Hayao Miyazaki avait indiqué prendre sa retraite après Le Vent se lève mais on se réjouit qu'un nouveau (ultime ?) long métrage soit annoncé. Il avait déjà fait ce type d'annonce après La Princesse Mononoke avant de se raviser. On ne sait pas quand le maître de l'animation japonaise va effectivement tirer sa révérence, mais quoiqu'il arrive, Joe Hisaishi (de neuf ans son cadet) est fidèle au poste et toujours vaillant. Il a pu par ailleurs exercer son talent sur un autre film des Studios Ghibli : Le Conte de la princesse Kaguya (de Isao Takahata, 2013).

Un parcours référencé

Le duo Hisaishi/Miyazaki s'amuse à tisser une toile de citations et d'hommages.
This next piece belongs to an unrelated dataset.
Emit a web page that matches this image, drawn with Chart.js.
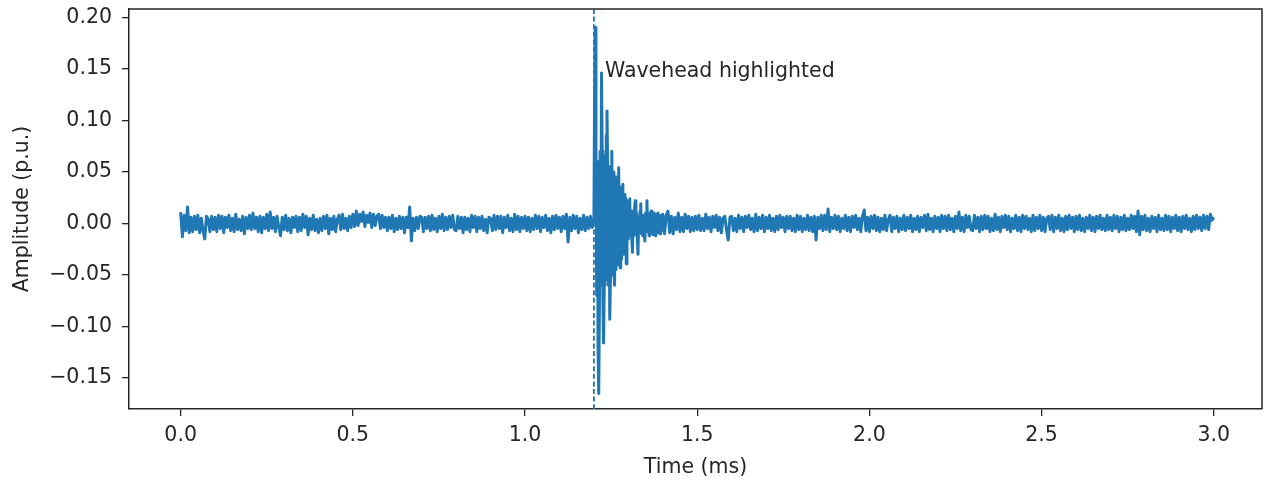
<!DOCTYPE html>
<html><head><meta charset="utf-8">
<script src="https://cdn.jsdelivr.net/npm/chart.js@4.4.0/dist/chart.umd.min.js"></script>
<style>html,body{margin:0;padding:0;background:#fff;overflow:hidden}#wrap{width:1264px;height:481px;position:relative}</style>
</head><body><div id="wrap"><canvas id="c" width="1264" height="481"></canvas></div>
<script>
// ---- data ----
const noiseStep = 0.005;           // sampling step (ms) of the noise segments
const noiseBeforeStart = 0.0;      // ms
const noiseBefore = [
 .011,-.013,.008,-.007,.016,-.009,.006,-.008,.007,-.006,.008,-.009,.005,-.007,-.015,.007,.004,-.008,.007,-.006,
 .006,-.008,.008,-.005,.007,-.009,.006,-.004,.008,-.007,.005,-.008,.009,-.006,.004,-.007,.007,-.010,.006,-.005,
 .008,-.006,.010,-.005,.006,-.008,.007,-.009,.006,-.005,.009,-.007,.011,-.005,.006,-.008,.007,-.004,-.012,.006,
 -.006,.008,-.007,.005,-.009,.006,-.004,.007,-.008,.006,-.007,.009,-.004,.007,-.011,.005,-.006,.008,-.007,.004,
 -.009,.005,-.007,.007,-.005,.008,-.010,.005,-.006,.007,-.008,.004,.008,-.006,.009,-.005,.005,-.007,.007,-.004,
 .009,-.003,.012,-.002,.009,.002,.011,-.003,.008,.001,.010,-.004,.009,-.002,.007,.009,-.005,.008,-.004,.006,
 -.007,.006,-.005,.008,-.008,.005,-.006,.007,-.005,.006,-.009,.006,-.004,.016,-.017,.005,-.007,.006,-.005,.007,
 .006,-.008,.006,-.005,.007,-.007,.008,-.006,.005,-.008,.007,-.005,.009,-.007,.006,-.006,.007,-.004,.008,-.006,
 -.007,.007,-.005,.006,-.009,.006,-.006,.005,-.008,.008,-.004,.007,-.008,.006,-.005,.007,-.007,.004,-.009,.006,
 .005,-.007,.008,-.006,.007,-.005,.007,-.009,.006,-.004,.008,-.007,.005,-.008,.009,-.006,.007,-.008,.006,-.005,
 .007,-.007,.006,-.008,.005,-.006,.008,-.005,.007,-.008,.006,-.004,.008,-.007,.005,-.009,.007,-.006,.008,-.005,
 .006,-.008,.007,-.005,.009,-.018,.006,-.007,.008,-.005,.007,-.009,.005,-.006,.008,-.007,.006,-.005,.007,-.004
];
const waveStart = 1.200, waveStep = 0.002;   // ms
const waveValues = [
 0.004,0.120,0.190,0.080,-0.070,0.060,-0.120,-0.165,-0.080,0.070,
 -0.060,0.146,0.070,-0.070,-0.116,-0.060,0.065,-0.055,0.085,0.109,
 0.050,-0.060,0.055,-0.093,-0.055,0.055,0.070,-0.050,0.050,-0.045,
 -0.060,0.045,-0.045,0.045,-0.040,0.045,0.054,-0.035,-0.043,0.035,
 -0.035,0.030,0.038,-0.030,0.028,-0.028,0.025,-0.039,-0.022,0.022,
 -0.015,0.010,0.024,-0.012,0.012,-0.015,-0.028,0.008,-0.012,0.014,
 0.022,-0.010,0.010,-0.014,-0.030,0.006,-0.008,0.012,0.019,-0.010,
 0.008,-0.012,0.006,-0.010,-0.017,0.010,-0.006,0.022,-0.008,0.010,
 -0.012,0.009,-0.010,0.012,-0.009,0.008,-0.011,0.010,-0.008,0.009,
 -0.012,0.008,-0.007,0.010,-0.009,0.007,-0.010,0.008,-0.007,0.006
];
const noiseAfterStart = 1.400;     // ms
const noiseAfter = [
 .009,-.010,.008,.012,-.009,.007,-.010,.006,-.006,.010,-.008,.006,-.008,.009,-.005,.007,-.008,.006,-.007,.007,
 -.006,.008,-.007,.005,-.007,.009,-.005,.006,-.008,.007,-.004,.008,-.007,.006,-.009,.005,.007,-.006,-.016,.006,
 .007,-.007,.005,-.008,.008,-.005,.006,-.008,.007,-.004,.008,-.006,.005,-.008,.009,-.007,.006,-.005,.008,-.008,
 .006,-.005,.008,-.007,.005,-.008,.007,-.006,.008,-.004,.006,-.008,.007,-.005,.007,-.007,.005,-.008,.008,-.006,
 .007,-.008,.005,-.006,.008,-.007,.006,-.008,.007,-.016,.006,-.005,.008,-.007,.008,-.006,.014,-.008,.006,-.005,
 .008,-.006,.007,-.008,.005,-.005,.008,-.007,.006,-.008,.007,-.004,.008,-.006,.005,-.008,.007,.013,-.007,.006,
 -.008,.007,-.005,.008,-.007,.006,-.008,.005,-.006,.008,-.007,.004,.008,-.008,.006,-.005,.007,-.008,.005,-.006,
 .008,-.007,.006,-.005,.008,-.008,.005,-.006,.007,-.008,.006,-.004,.008,-.007,.009,-.006,.005,-.008,.007,-.005,
 .006,-.008,.008,-.005,.007,-.007,.008,-.006,.005,-.008,.007,-.005,.011,-.007,.006,-.008,.008,-.004,.007,-.006,
 -.007,.008,-.005,.006,-.008,.007,-.006,.008,-.005,.007,-.008,.005,-.007,.009,-.006,.006,-.008,.007,-.004,.008,
 -.006,.007,-.008,.005,-.005,.008,-.007,.006,-.008,.008,-.005,.007,-.006,.005,-.008,.008,-.007,.006,-.005,.008,
 -.007,.006,-.008,.005,.007,-.006,.008,-.008,.006,-.005,.008,-.007,.005,-.008,.007,-.006,.008,-.005,.006,-.008,
 .007,-.006,.008,-.007,.005,-.008,.006,-.005,.008,-.007,.006,-.008,.007,-.005,.008,-.006,.005,-.007,.008,-.006,
 .006,-.007,.008,-.005,.007,-.008,.006,-.006,.008,-.007,.005,-.006,.008,-.005,.007,-.008,.012,-.011,.007,-.006,
 .008,-.007,.005,-.008,.007,-.005,.006,-.008,.008,-.006,.005,-.007,.008,-.006,.007,-.008,.006,-.005,.008,-.007,
 .006,-.008,.007,-.005,.008,-.006,.005,-.008,.007,-.006,.008,-.005,.006,-.007,.008,-.005,.007,-.006,.009,.003,
 .006
];
const xTickValues = [0.0,0.5,1.0,1.5,2.0,2.5,3.0];
const yTickValues = [-0.15,-0.10,-0.05,0.00,0.05,0.10,0.15,0.20];
const wavefrontTime = 1.2;
const annotationText = 'Wavehead highlighted';
const annotationX = 1.232, annotationY = 0.142;
const xTitle = 'Time (ms)', yTitle = 'Amplitude (p.u.)';

// ---- build points ----
const pts = [];
noiseBefore.forEach((v,i)=>pts.push({x:+(noiseBeforeStart+i*noiseStep).toFixed(4), y:v}));
waveValues.forEach((v,i)=>pts.push({x:+(waveStart+i*waveStep).toFixed(4), y:v}));
noiseAfter.forEach((v,i)=>pts.push({x:+(noiseAfterStart+i*noiseStep).toFixed(4), y:v}));

const FONT = {family:'DejaVu Sans', size:20.5};
const TXT = '#262626';
const BLUE = '#1f77b4';

const extras = {
  id:'extras',
  afterDatasetsDraw(chart){
    const {ctx, chartArea:a, scales:{x,y}} = chart;
    ctx.save();
    const px = x.getPixelForValue(wavefrontTime);
    ctx.strokeStyle = BLUE; ctx.lineWidth = 1.8; ctx.setLineDash([5,2.6]);
    ctx.beginPath(); ctx.moveTo(px, a.top); ctx.lineTo(px, a.bottom); ctx.stroke();
    ctx.setLineDash([]);
    ctx.strokeStyle = TXT; ctx.lineWidth = 1.5;
    ctx.beginPath(); ctx.moveTo(a.left, a.top); ctx.lineTo(a.right, a.top); ctx.lineTo(a.right, a.bottom); ctx.stroke();
    ctx.fillStyle = TXT; ctx.font = FONT.size+'px "DejaVu Sans"';
    ctx.textAlign = 'left'; ctx.textBaseline = 'alphabetic';
    ctx.fillText(annotationText, x.getPixelForValue(annotationX), y.getPixelForValue(annotationY));
    ctx.restore();
  }
};

new Chart(document.getElementById('c'), {
  type:'line',
  data:{datasets:[{data:pts, borderColor:BLUE, borderWidth:3, pointRadius:0, tension:0, fill:false, borderJoinStyle:'round'}]},
  options:{
    responsive:false, animation:false, events:[],
    layout:{padding:{top:9, right:2, left:0, bottom:0}},
    plugins:{legend:{display:false}, tooltip:{enabled:false}},
    scales:{
      x:{type:'linear', min:-0.15, max:3.14,
        afterBuildTicks:s=>{s.ticks = xTickValues.map(v=>({value:v}));},
        afterFit:s=>{s.height = 72; s.paddingLeft = 0; s.paddingRight = 0;},
        ticks:{callback:v=>v.toFixed(1), font:FONT, color:TXT, padding:7, maxRotation:0, autoSkip:false},
        grid:{display:true, drawOnChartArea:false, drawTicks:true, tickLength:7, color:TXT, lineWidth:1.3},
        border:{display:true, color:TXT, width:1.5},
        title:{display:true, text:xTitle, font:FONT, color:TXT, padding:{top:0,bottom:1}}
      },
      y:{type:'linear', min:-0.180, max:0.208,
        afterBuildTicks:s=>{s.ticks = yTickValues.map(v=>({value:v}));},
        afterFit:s=>{s.width = 129; s.paddingTop = 0; s.paddingBottom = 0;},
        ticks:{callback:v=>(v<-1e-9?'\u2212':'')+Math.abs(v).toFixed(2), font:FONT, color:TXT, padding:10, autoSkip:false},
        grid:{display:true, drawOnChartArea:false, drawTicks:true, tickLength:7, color:TXT, lineWidth:1.3},
        border:{display:true, color:TXT, width:1.5},
        title:{display:true, text:yTitle, font:FONT, color:TXT, padding:{top:10,bottom:0}}
      }
    }
  },
  plugins:[extras]
});
</script></body></html>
Quand le cinéaste s'inspire de l'Europe (Le Roi et l'oiseau de Paul Grimault pour le Château dans le ciel, les contes de Charles Perrault pour Le Château ambulant, Alice aux pays des merveilles de l'anglaise Lewis Carroll dans Le Voyage de Chihiro...) le compositeur se tourne vers l'Italie avec une mandoline sicilienne pour Le Vent se lève qui rappelle Nino Rota. Il convoque aussi l'italien Gioachino Rossini (mais aussi Bizet et Rachmaninov) dans Porco Rosso. Les nombreuses références classiques se retrouvent dans Ponyo sur la falaise (les Walkyries de Wagner pour la chevauchée des vague, La Mer de Debussy pour installer l'élément marin en ouverture), dans Nausicaa (la Sarabande de Haendel lors de la résurrection finale), ou encore une valse viennoise dans Le Château ambulant. Si l'Italie se retrouve dans la géographie de Porco Rosso justifiant la citation, certaines références sont purement gratuites et participent à brouiller les repères d'un monde onirique totalement hors du temps et de l'espace, à l'image de la couleur indienne (cithare et derboukas) qui teinte Nausicaa.